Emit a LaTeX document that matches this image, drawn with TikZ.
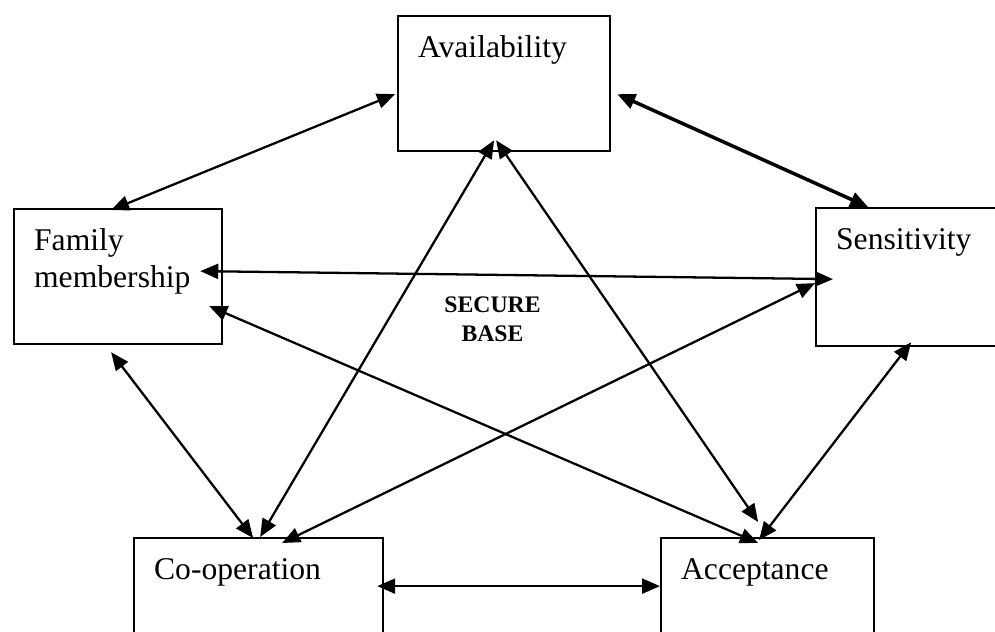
\documentclass[tikz,border=0pt]{standalone}
\usepackage{fontspec}
\setmainfont{Liberation Serif}
\usetikzlibrary{arrows.meta}
\tikzset{
  box/.style={draw,line width=1.3pt,anchor=north west,align=left,inner xsep=0.4cm,inner ysep=0pt,text height=0.82cm,text depth=1.88cm,font=\fontsize{18}{21}\selectfont},
  arr/.style={{Triangle[length=0.36cm,width=0.3cm]}-{Triangle[length=0.36cm,width=0.3cm]},line width=1.3pt},
  tarr/.style={arr,line width=2pt},
  lbl/.style={font=\fontsize{13.5}{16.5}\selectfont\bfseries,align=center,inner sep=0pt},
}
\begin{document}
\begin{tikzpicture}[x=0.02cm,y=-0.02cm]
  \clip (0,0) rectangle (995,632);
  \node[box,text width=3.44cm] (avail) at (397,15) {Availability};
  \node[box,text width=3.36cm] (fam) at (13,208) {Family\\membership};
  \node[box,text width=3.4cm,text depth=1.94cm] (sens) at (815,207) {Sensitivity};
  \node[box,text width=4.18cm] (coop) at (133,537) {Co-operation};
  \node[box,text width=3.46cm] (acc) at (660,537) {Acceptance};
  \node[lbl] (base) at (492.5,319) {SECURE\\BASE};
  \draw[arr] ([shift={(-7,2)}]fam.north) -- ([shift={(-2,10.5)}]avail.west);
  \draw[tarr] ([shift={(6,10.5)}]avail.east) -- ([shift={(-53,0)}]sens.north);
  \draw[arr] ([shift={(-23,-5.5)}]fam.east) -- ([shift={(18,2)}]sens.west);
  \draw[arr] ([shift={(-14,29.5)}]fam.east) -- ([shift={(-9.5,6)}]acc.north);
  \draw[arr] ([shift={(-7,7)}]fam.south) -- ([shift={(-5.5,1)}]coop.north);
  \draw[arr] ([shift={(-10,-12)}]avail.south) -- ([shift={(1.5,0)}]coop.north);
  \draw[arr] ([shift={(-8,-12)}]avail.south) -- ([shift={(-9.5,-15)}]acc.north);
  \draw[arr] ([shift={(0,6)}]sens.west) -- ([shift={(23.5,6)}]coop.north);
  \draw[arr] ([shift={(-10,-5)}]sens.south) -- ([shift={(-8.5,3)}]acc.north);
  \draw[arr] ([shift={(-7,-19.5)}]coop.east) -- ([shift={(0,-19.5)}]acc.west);
\end{tikzpicture}
\end{document}
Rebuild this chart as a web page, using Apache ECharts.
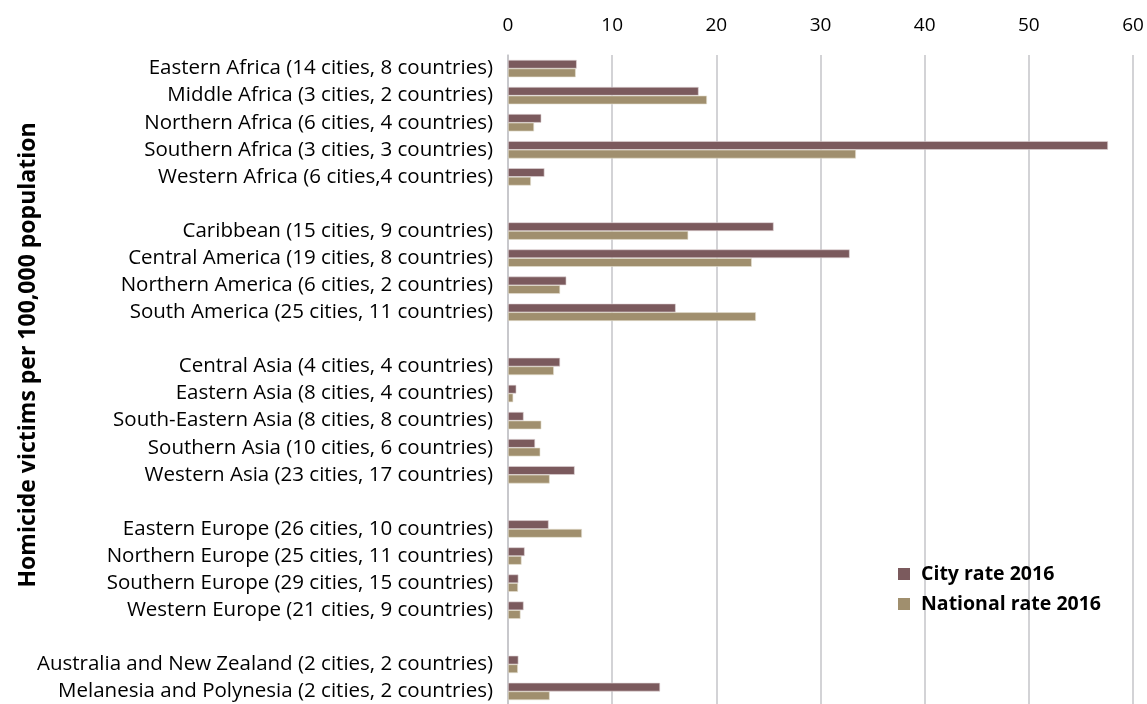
<!DOCTYPE html>
<html>
<head>
<meta charset="utf-8">
<script src="https://cdn.jsdelivr.net/npm/echarts@6/dist/echarts.min.js"></script>
<style>
html,body{margin:0;padding:0;background:#fff;}
#chart{width:1147px;height:704px;}
</style>
</head>
<body>
<div id="chart"></div>
<script>
const categories = [
  'Eastern Africa (14 cities, 8 countries)',
  'Middle Africa (3 cities, 2 countries)',
  'Northern Africa (6 cities, 4 countries)',
  'Southern Africa (3 cities, 3 countries)',
  'Western Africa (6 cities,4 countries)',
  ' ',
  'Caribbean (15 cities, 9 countries)',
  'Central America (19 cities, 8 countries)',
  'Northern America (6 cities, 2 countries)',
  'South America (25 cities, 11 countries)',
  '  ',
  'Central Asia (4 cities, 4 countries)',
  'Eastern Asia (8 cities, 4 countries)',
  'South-Eastern Asia (8 cities, 8 countries)',
  'Southern Asia (10 cities, 6 countries)',
  'Western Asia (23 cities, 17 countries)',
  '   ',
  'Eastern Europe (26 cities, 10 countries)',
  'Northern Europe (25 cities, 11 countries)',
  'Southern Europe (29 cities, 15 countries)',
  'Western Europe (21 cities, 9 countries)',
  '    ',
  'Australia and New Zealand (2 cities, 2 countries)',
  'Melanesia and Polynesia (2 cities, 2 countries)'
];
const cityRate2016 = [6.6, 18.3, 3.2, 57.6, 3.5, null, 25.5, 32.8, 5.6, 16.1, null, 5.0, 0.8, 1.5, 2.6, 6.4, null, 3.9, 1.6, 1.0, 1.5, null, 1.0, 14.6];
const nationalRate2016 = [6.5, 19.1, 2.5, 33.4, 2.2, null, 17.3, 23.4, 5.0, 23.8, null, 4.4, 0.5, 3.2, 3.1, 4.0, null, 7.1, 1.3, 0.96, 1.2, null, 0.95, 4.0];
const xTicks = {min: 0, max: 60, interval: 10};
const seriesNames = ['City rate 2016', 'National rate 2016'];
const yTitle = 'Homicide victims per 100,000 population';

const FONT = 'Open Sans';
const chart = echarts.init(document.getElementById('chart'), null, {renderer: 'canvas'});
chart.setOption({
  animation: false,
  backgroundColor: '#ffffff',
  textStyle: {fontFamily: FONT},
  grid: {left: 508, width: 625, top: 55, height: 650, containLabel: false, outerBoundsMode: 'none'},
  legend: {
    orient: 'vertical',
    left: 893, top: 559,
    itemWidth: 12, itemHeight: 12, itemGap: 10,
    icon: 'rect',
    itemStyle: {borderWidth: 0},
    textStyle: {fontFamily: FONT, fontSize: 19.5, fontWeight: 'bold', color: '#000', lineHeight: 20, padding: [0, 0, 0, 6]},
    data: seriesNames
  },
  graphic: [{
    type: 'text', x: 28, y: 355, rotation: Math.PI / 2,
    style: {text: yTitle, fontFamily: FONT, fontSize: 23, fontWeight: 'bold', fill: '#000',
            textAlign: 'center', textVerticalAlign: 'middle'}
  }],
  xAxis: {
    type: 'value', position: 'top',
    min: xTicks.min, max: xTicks.max, interval: xTicks.interval,
    axisLine: {show: false}, axisTick: {show: false},
    axisLabel: {fontSize: 19, color: '#000', margin: 20, fontFamily: FONT},
    splitLine: {lineStyle: {color: '#C4C4C8', width: 1.5}}
  },
  yAxis: {
    type: 'category', inverse: true, data: categories,
    axisLine: {show: true, lineStyle: {color: '#C4C4C8', width: 1.5}},
    axisTick: {show: false},
    axisLabel: {fontSize: 20.5, color: '#000', margin: 15, fontFamily: FONT, interval: 0}
  },
  series: [
    {name: seriesNames[0], type: 'bar', data: cityRate2016, barGap: '0%', barCategoryGap: '36%',
     itemStyle: {color: '#7B5A5D', borderColor: '#E2D8DA', borderWidth: 0.6}},
    {name: seriesNames[1], type: 'bar', data: nationalRate2016, barGap: '0%', barCategoryGap: '36%',
     itemStyle: {color: '#A08F6E', borderColor: '#E6E0D2', borderWidth: 0.6}}
  ]
});
</script>
</body>
</html>
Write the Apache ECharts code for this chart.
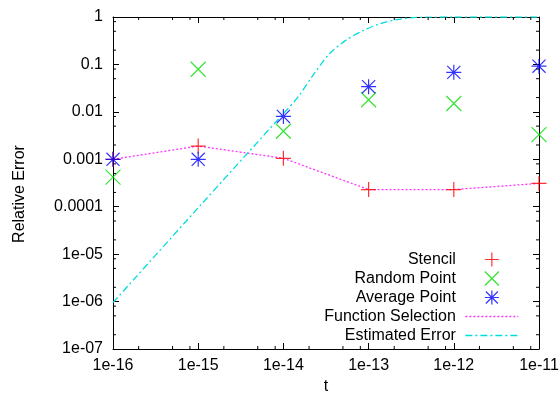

——————————

### INSTRUCTIONS FOR THE TASK
Copy all the lines above that hold the string "Apache".

### COMPLETED EXERCISE
Rebuild this chart as a web page, using Apache ECharts.
Write the Apache ECharts code for this chart.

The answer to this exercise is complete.